San Francisco podobało mi się z kilku powodów:

  • jest nad wodą,
  • ma nieprawdopodobnie dużo street artu,
  • ma aktywnych mieszkańców zaangażowanych w życie miasta, forsujących np. ciekawe ekologiczne rozwiązania lub sprzeciwiających się inwazji sieciowych supermarketów, fast foodów itd.,
  • jest bardzo dobrze przystosowane dla rowerzystów (chociaż pagórki to prawdziwe wyzwanie),
  • było dużo chodzenia (tak, bolały mięśnie od pokonywania różnic wysokości) i był rower.

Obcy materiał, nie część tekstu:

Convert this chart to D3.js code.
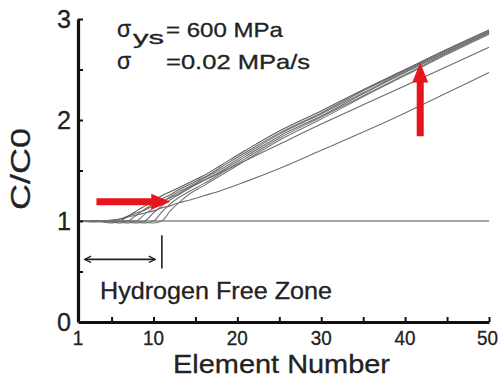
<!DOCTYPE html>
<html><head><meta charset="utf-8">
<script src="https://cdn.jsdelivr.net/npm/d3@7"></script>
<style>
html,body{margin:0;padding:0;background:#fff;}
svg{display:block;}
text{font-family:"Liberation Sans","DejaVu Sans",sans-serif;fill:#222;stroke:#222;stroke-width:0.3px;}
</style></head>
<body><svg id="c" width="499" height="380"></svg>
<script>
// ---- data ----
const elements = [1, 3, 5, 6, 7, 8, 9, 10, 11, 12, 13, 14, 16, 18, 21, 25, 30, 35, 40, 45, 50];
const baseline = [1,1,1,1,1,1,1,1,1,1,1,1,1,1,1,1,1,1,1,1,1];
const curveA = [1.00,1.00,1.01,1.02,1.04,1.06,1.08,1.10,1.13,1.15,1.18,1.20,1.25,1.30,1.39,1.52,1.70,1.88,2.07,2.27,2.47];
const curveB = [1.00,0.99,1.00,1.02,1.05,1.08,1.11,1.15,1.19,1.23,1.27,1.32,1.40,1.48,1.60,1.76,1.96,2.15,2.34,2.53,2.72];
const curveC1 = [1.00,1.00,0.98,1.00,1.05,1.10,1.15,1.20,1.25,1.29,1.33,1.37,1.45,1.55,1.70,1.89,2.09,2.30,2.50,2.70,2.89];
const curveC2 = [1.00,1.00,0.99,0.98,1.00,1.06,1.12,1.17,1.22,1.26,1.31,1.35,1.43,1.53,1.68,1.87,2.07,2.29,2.49,2.69,2.88];
const curveC3 = [1.00,1.00,1.00,0.99,0.98,1.00,1.07,1.13,1.19,1.24,1.29,1.33,1.42,1.51,1.66,1.86,2.06,2.27,2.48,2.68,2.87];
const curveC4 = [1.00,1.00,1.00,1.00,0.99,0.98,1.00,1.08,1.15,1.21,1.26,1.31,1.40,1.49,1.64,1.84,2.04,2.26,2.47,2.67,2.87];
const curveC5 = [1.00,1.00,1.00,1.00,1.00,0.99,0.98,1.00,1.09,1.17,1.23,1.28,1.37,1.47,1.62,1.82,2.03,2.24,2.45,2.66,2.86];
const curveC6 = [1.00,1.00,1.00,1.00,1.00,1.00,0.99,0.98,1.00,1.10,1.18,1.25,1.35,1.45,1.60,1.80,2.01,2.23,2.44,2.65,2.85];
const seriesNames = ["A","B","C1","C2","C3","C4","C5","C6"];
const seriesValues = [curveA, curveB, curveC1, curveC2, curveC3, curveC4, curveC5, curveC6];
const seriesColors = ["#707070","#6a6a6a","#5a5a5a","#666","#6e7a6e","#6a6a78","#7a6e6e","#6a806a"];
const xTickLabels = [1, 10, 20, 30, 40, 50];
const xTicks = [5, 10, 15, 20, 25, 30, 35, 40, 45, 50];
const yTickLabels = [0, 1, 2, 3];
const yTicks = [0.5, 1, 1.5, 2, 2.5, 3];
// annotation anchors (data units)
const freeZone = {x0: 1.8, x1: 10.2, y: 0.62, bar: 11, barY0: 0.53, barY1: 0.86};
const redH = {x0: 3.2, x1: 12.0, y: 1.19};
const redV = {x: 41.8, y0: 1.84, y1: 2.57};

// ---- scales ----
const svg = d3.select("#c");
const x = d3.scaleLinear().domain([1, 50]).range([78, 489]);
const y = d3.scaleLinear().domain([0, 3]).range([322, 19]);

// ---- curves ----
const line = d3.line().x((d,i)=>x(elements[i])).y(d=>y(d)).curve(d3.curveMonotoneX);
svg.append("path").datum(baseline).attr("d", line)
  .attr("fill","none").attr("stroke","#8a8a8a").attr("stroke-width",1.6);
seriesValues.forEach((vals,k)=>{
  svg.append("path").datum(vals).attr("d", line)
    .attr("fill","none").attr("stroke", seriesColors[k]).attr("stroke-width",1.1)
    .attr("class","series-"+seriesNames[k]);
});

// ---- axes ----
const gx = svg.append("g").attr("transform",`translate(0,${y(0)})`)
  .call(d3.axisBottom(x).tickValues(xTicks).tickSizeInner(-5).tickSizeOuter(0).tickFormat(""));
const gy = svg.append("g").attr("transform",`translate(${x(1)},0)`)
  .call(d3.axisLeft(y).tickValues(yTicks).tickSizeInner(-5).tickSizeOuter(0).tickFormat(""));
[gx,gy].forEach(g=>{
  g.select(".domain").attr("stroke","#111").attr("stroke-width",3.2);
  g.selectAll(".tick line").attr("stroke","#111").attr("stroke-width",2);
});

svg.append("g").selectAll("text").data(xTickLabels).join("text")
  .attr("x", d=> d===50 ? 498 : x(d)).attr("y", 345)
  .attr("text-anchor", d=> d===50 ? "end" : "middle")
  .attr("font-size",20).attr("textLength", d=>String(d).length*10.5).attr("lengthAdjust","spacingAndGlyphs")
  .text(d=>d);
svg.append("g").selectAll("text").data(yTickLabels).join("text")
  .attr("x", 71).attr("y", d=>y(d)+9).attr("text-anchor","end")
  .attr("font-size",26).attr("textLength",14).attr("lengthAdjust","spacingAndGlyphs")
  .text(d=>d);

svg.append("text").attr("x",173).attr("y",373).attr("font-size",26)
  .attr("textLength",217).attr("lengthAdjust","spacingAndGlyphs").text("Element Number");
svg.append("text").attr("transform","translate(30,210) rotate(-90)").attr("font-size",27)
  .attr("textLength",82).attr("lengthAdjust","spacingAndGlyphs").text("C/C0");

// ---- annotations ----
svg.append("text").attr("x",117).attr("y",37).attr("font-size",23).text("σ");
svg.append("text").attr("x",133).attr("y",44).attr("font-size",19)
  .attr("textLength",31).attr("lengthAdjust","spacingAndGlyphs").text("ys");
svg.append("text").attr("x",166).attr("y",37).attr("font-size",21)
  .attr("textLength",117).attr("lengthAdjust","spacingAndGlyphs").text("= 600 MPa");
svg.append("text").attr("x",117).attr("y",69).attr("font-size",23).text("σ");
svg.append("text").attr("x",166).attr("y",69).attr("font-size",21)
  .attr("textLength",144).attr("lengthAdjust","spacingAndGlyphs").text("=0.02 MPa/s");

svg.append("text").attr("x",100).attr("y",299).attr("font-size",24)
  .attr("textLength",232).attr("lengthAdjust","spacingAndGlyphs").text("Hydrogen Free Zone");

// free zone double arrow
const defs = svg.append("defs");
defs.append("marker").attr("id","ch").attr("viewBox","0 0 10 10").attr("refX",9).attr("refY",5)
  .attr("markerWidth",5).attr("markerHeight",5).attr("orient","auto-start-reverse")
  .append("path").attr("d","M1,1 L9,5 L1,9").attr("fill","none").attr("stroke","#222").attr("stroke-width",1.6);
svg.append("line").attr("x1",x(freeZone.x0)).attr("x2",x(freeZone.x1))
  .attr("y1",y(freeZone.y)).attr("y2",y(freeZone.y))
  .attr("stroke","#222").attr("stroke-width",1.6)
  .attr("marker-start","url(#ch)").attr("marker-end","url(#ch)");
svg.append("line").attr("x1",x(freeZone.bar)).attr("x2",x(freeZone.bar))
  .attr("y1",y(freeZone.barY0)).attr("y2",y(freeZone.barY1))
  .attr("stroke","#222").attr("stroke-width",1.6);

// red arrows
const red = "#e8141c";
{
  const x0=x(redH.x0), x1=x(redH.x1), yy=y(redH.y);
  svg.append("path").attr("fill",red)
    .attr("d",`M${x0},${yy-3.5} L${x1-19},${yy-3.5} L${x1-19},${yy-8} L${x1},${yy} L${x1-19},${yy+8} L${x1-19},${yy+3.5} L${x0},${yy+3.5} Z`);
}
{
  const xx=x(redV.x), y0=y(redV.y0), y1=y(redV.y1);
  svg.append("path").attr("fill",red)
    .attr("d",`M${xx-3.5},${y0} L${xx-3.5},${y1+20} L${xx-8},${y1+20} L${xx},${y1} L${xx+8},${y1+20} L${xx+3.5},${y1+20} L${xx+3.5},${y0} Z`);
}
</script></body></html>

Nie da się ukryć, że jest to ogromny i fenomenalny organizm, tętniący życiem, kolorowy, różnorodny, głośny. Z obłędną ilością decyzji do podjęcia każdego dnia (bo tyle się tu dzieje, że człowiek nieustannie ma poczucie, że coś go mija). Jednocześnie jest to miasto pełne szaleńców i bezdomnych, nierzadko śmierdzące moczem, o dużym natężeniu ruchu  koszmarnie wysokich cenach. To miasto, w którym psy mają ubrania równie wyszukane, co ich właściciele (ciężko znaleźć psa chodzącego nago).

Zapamiętam na długo:

  • nocną przejażdżkę po mieście i Golden Gate we mgle,
  • rowerowy wypad z Robem do de Young w piątkowy wieczór (był Picasso, Miro, Rothko, Diego Rivera i muzyka na żywo) a potem kolację w niezwykle zatłoczonej chińskiej restauracji,
  • muzeum kolejki linowo-terenowej (to jedyna taka na całym świecie!)
  • wspólne gotowanie i wieczór z przyjaciółmi Roba, oraz jego świetnych współlokatorów – Mike’a, Amy i Olive oraz dwa koty (przyjazne jak psy)
  • wejście na Twin Peaks. Tak, na obydwa wzgórza,
  • fakt, że moja koszulka z napisem „Stay weird” wzbudzała spore zainteresowanie,

W Fisherman’s Wharf zaczepił mnie ktoś słowami „It’s another day in paradise” – to kolejny dzień w raju. Jak dla mnie to przerażająca wizja. Jasne, podobało mi się bardzo, ale nie było efektu wow… Lizbona też jest położona na wzgórzach i nad oceanem (ma nawet własną wersję Golden Gate’u), Londyn też ma ogromną ofertę kulturalną, a Barcelona też jest głośna, kolorowa, żywiołowa i różnorodna. Cieszę się, że tu byłam i że była to tylko chwila. Choć najpewniej zbyt krótka, żeby naprawdę poczuć klimat tego miasta i zrozumieć globalną histerię pod tytułem „San Francisco” (bo przecież chyba nie chodzi tylko o most?)